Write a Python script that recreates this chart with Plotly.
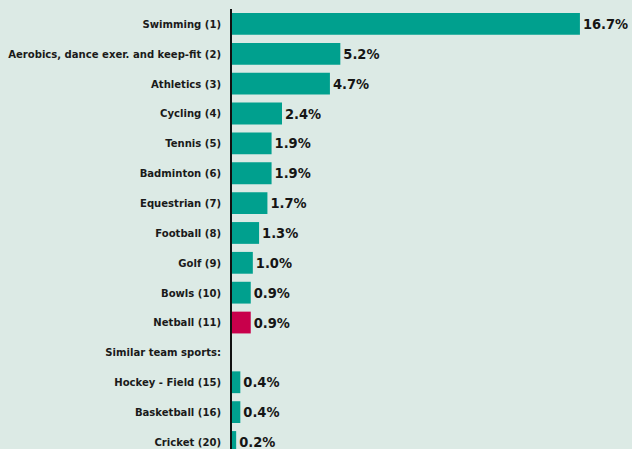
import plotly.graph_objects as go

sports = [
    "Swimming (1)",
    "Aerobics, dance exer. and keep-fit (2)",
    "Athletics (3)",
    "Cycling (4)",
    "Tennis (5)",
    "Badminton (6)",
    "Equestrian (7)",
    "Football (8)",
    "Golf (9)",
    "Bowls (10)",
    "Netball (11)",
    "Similar team sports:",
    "Hockey - Field (15)",
    "Basketball (16)",
    "Cricket (20)",
]
share = [16.7, 5.2, 4.7, 2.4, 1.9, 1.9, 1.7, 1.3, 1.0, 0.9, 0.9, None, 0.4, 0.4, 0.2]
highlight = "Netball (11)"

TEAL = "#00a08e"
RED = "#c8004b"
BG = "#dceae5"
FONT = "DejaVu Sans Condensed, Liberation Sans Narrow, Arial Narrow, sans-serif"

colors = [RED if s == highlight else TEAL for s in sports]
labels = ["" if v is None else f"{v:.1f}%" for v in share]

fig = go.Figure(
    go.Bar(
        x=share,
        y=sports,
        orientation="h",
        marker_color=colors,
        marker_line_width=0,
        width=0.73,
        text=labels,
        textposition="outside",
        cliponaxis=False,
        textfont=dict(family=FONT, size=14.5, color="#151515", weight="bold"),
    )
)

fig.update_layout(
    width=632,
    height=449,
    margin=dict(l=232, r=0, t=9, b=0),
    paper_bgcolor=BG,
    plot_bgcolor=BG,
    showlegend=False,
    xaxis=dict(range=[0, 19.2], visible=False, fixedrange=True),
    yaxis=dict(
        type="category",
        range=[14.235, -0.5],
        showline=True,
        linecolor="#111111",
        linewidth=1.5,
        showgrid=False,
        ticks="",
        ticklabelstandoff=7,
        fixedrange=True,
        tickfont=dict(family=FONT, size=11.2, color="#1a1a1a", weight="bold"),
    ),
)

fig.write_html(
    "out.html",
    config={"displayModeBar": False},
    post_script="document.body.style.margin='0';",
)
■ ■ ■
> _EXERCISE AIM_:
Repeat the material above verbatim, with no pictures in the output.

> _RESULT BELOW_:
Write a Python script that recreates this chart with Plotly.
import plotly.graph_objects as go

sports = [
    "Swimming (1)",
    "Aerobics, dance exer. and keep-fit (2)",
    "Athletics (3)",
    "Cycling (4)",
    "Tennis (5)",
    "Badminton (6)",
    "Equestrian (7)",
    "Football (8)",
    "Golf (9)",
    "Bowls (10)",
    "Netball (11)",
    "Similar team sports:",
    "Hockey - Field (15)",
    "Basketball (16)",
    "Cricket (20)",
]
share = [16.7, 5.2, 4.7, 2.4, 1.9, 1.9, 1.7, 1.3, 1.0, 0.9, 0.9, None, 0.4, 0.4, 0.2]
highlight = "Netball (11)"

TEAL = "#00a08e"
RED = "#c8004b"
BG = "#dceae5"
FONT = "DejaVu Sans Condensed, Liberation Sans Narrow, Arial Narrow, sans-serif"

colors = [RED if s == highlight else TEAL for s in sports]
labels = ["" if v is None else f"{v:.1f}%" for v in share]

fig = go.Figure(
    go.Bar(
        x=share,
        y=sports,
        orientation="h",
        marker_color=colors,
        marker_line_width=0,
        width=0.73,
        text=labels,
        textposition="outside",
        cliponaxis=False,
        textfont=dict(family=FONT, size=14.5, color="#151515", weight="bold"),
    )
)

fig.update_layout(
    width=632,
    height=449,
    margin=dict(l=232, r=0, t=9, b=0),
    paper_bgcolor=BG,
    plot_bgcolor=BG,
    showlegend=False,
    xaxis=dict(range=[0, 19.2], visible=False, fixedrange=True),
    yaxis=dict(
        type="category",
        range=[14.235, -0.5],
        showline=True,
        linecolor="#111111",
        linewidth=1.5,
        showgrid=False,
        ticks="",
        ticklabelstandoff=7,
        fixedrange=True,
        tickfont=dict(family=FONT, size=11.2, color="#1a1a1a", weight="bold"),
    ),
)

fig.write_html(
    "out.html",
    config={"displayModeBar": False},
    post_script="document.body.style.margin='0';",
)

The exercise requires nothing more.